Very few cars better symbolise how electrification is impacting car design, and opening up the art of the possible, than the single-motor version of the Volvo C40 Recharge.
Having joined its twin-motor four-wheel-drive sibling in production in Ghent, Belgium, midway through 2022, this car is broadly what you would expect it to be. It costs a bit less than a C40 Recharge Twin; it uses one drive motor rather than two; it has one driven axle rather than two; and it feaures a slightly smaller drive battery than its twin-motor sibling.

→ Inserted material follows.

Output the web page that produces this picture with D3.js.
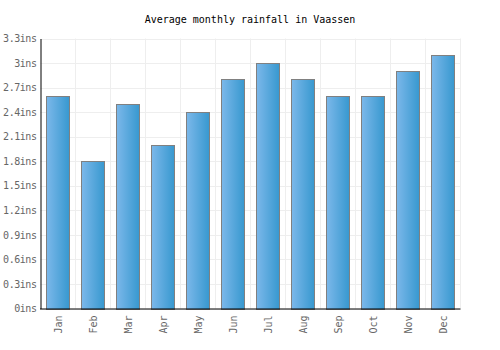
<!DOCTYPE html>
<html>
<head>
<meta charset="utf-8">
<script src="https://cdn.jsdelivr.net/npm/d3@7/dist/d3.min.js"></script>
<style>
body { margin: 0; background: #fff; }
svg { display: block; }
</style>
</head>
<body>
<svg id="chart" width="500" height="350"></svg>
<script>
const months = ["Jan","Feb","Mar","Apr","May","Jun","Jul","Aug","Sep","Oct","Nov","Dec"];
const rainfall = [2.6, 1.8, 2.5, 2.0, 2.4, 2.8, 3.0, 2.8, 2.6, 2.6, 2.9, 3.1];
const yTicks = [0, 0.3, 0.6, 0.9, 1.2, 1.5, 1.8, 2.1, 2.4, 2.7, 3, 3.3];
const title = "Average monthly rainfall in Vaassen";

const svg = d3.select("#chart");
const m = { left: 40.5, right: 460.5, top: 38.5, bottom: 308.5 };
const font = "'DejaVu Sans Mono', monospace";

const x = d3.scaleBand().domain(months).range([m.left, m.right]).paddingInner(1/3).paddingOuter(1/6);
const xGrid = d3.scaleBand().domain(months).range([m.left, m.right]);
const y = d3.scaleLinear().domain([0, 3.3]).range([m.bottom, m.top]);

const defs = svg.append("defs");
const grad = defs.append("linearGradient").attr("id", "barGrad").attr("x1", "0").attr("x2", "1").attr("y1", "0").attr("y2", "0");
grad.append("stop").attr("offset", "0%").attr("stop-color", "#7cb8ea");
grad.append("stop").attr("offset", "100%").attr("stop-color", "#3798cf");

// grid
const g = svg.append("g");
g.selectAll(".hg").data(yTicks).enter().append("line")
  .attr("x1", m.left).attr("x2", m.right)
  .attr("y1", d => Math.round(y(d)) + 0.5).attr("y2", d => Math.round(y(d)) + 0.5)
  .attr("stroke", "#eeeeee").attr("stroke-width", 1);
g.selectAll(".vg").data(months).enter().append("line")
  .attr("x1", d => xGrid(d) + xGrid.bandwidth()).attr("x2", d => xGrid(d) + xGrid.bandwidth())
  .attr("y1", m.top).attr("y2", m.bottom)
  .attr("stroke", "#eeeeee").attr("stroke-width", 1);

// bars
svg.selectAll(".bar").data(months).enter().append("rect")
  .attr("x", d => Math.round(x(d)) + 0.5)
  .attr("width", Math.round(x.bandwidth()))
  .attr("y", (d, i) => Math.round(y(rainfall[i])) + 0.5)
  .attr("height", (d, i) => Math.round(y(0)) - Math.round(y(rainfall[i])))
  .attr("fill", "url(#barGrad)")
  .attr("stroke", "#808080").attr("stroke-width", 1);

// y axis
const yAxis = d3.axisLeft(y).tickValues(yTicks).tickSize(0).tickPadding(4).tickFormat(d => d3.format("~g")(d) + "ins");
const ya = svg.append("g").attr("transform", `translate(${m.left},0)`).call(yAxis);
ya.select(".domain").attr("stroke", "#000");
ya.selectAll("text").attr("font-family", font).attr("font-size", 10).attr("fill", "#666")
  .attr("letter-spacing", "-0.45px");

// x axis
const xAxis = d3.axisBottom(x).tickSize(0).tickPadding(0);
const xa = svg.append("g").attr("transform", `translate(0,${m.bottom})`).call(xAxis);
xa.select(".domain").attr("stroke", "#000").attr("d", `M${m.left - 0.5},0.5H${m.right}`);
xa.selectAll("text")
  .attr("font-family", font).attr("font-size", 10).attr("fill", "#666")
  .attr("transform", "rotate(-90)")
  .attr("text-anchor", "end")
  .attr("x", -7).attr("y", 0).attr("dy", "0.35em");

// title
svg.append("text").attr("x", 250).attr("y", 23).attr("text-anchor", "middle")
  .attr("font-family", font).attr("font-size", 10).attr("fill", "#000").text(title);
</script>
</body>
</html>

But dig a little deeper and you’ll discover one key technical point that would have made a 20th century automotive product planner’s eyes roll. Because while the 2023-model-year C40 Recharge (the one we’re testing here, just arrived on Volvo UK’s demo fleet after ongoing production and delivery delays) has its drive motor mounted up front attached to the front axle, the 2024-model-year version (which recently went on to UK order books, goes into production in the second half of 2023, and which you’re more likely get if you put down a deposit today) will have a rear-mounted drive motor and be rear-wheel drive instead.
The rear-mounted motor will make for better cruising efficiency and a useful torque gain - but it will also make this Volvo the very first car in this tester’s two decades of experience to switch from a front- to a rear-wheel-drive layout midway through its model lifecycle. And isn’t that just electrification in a nutshell? The rulebook we all know is left in tatters on the workshop floor.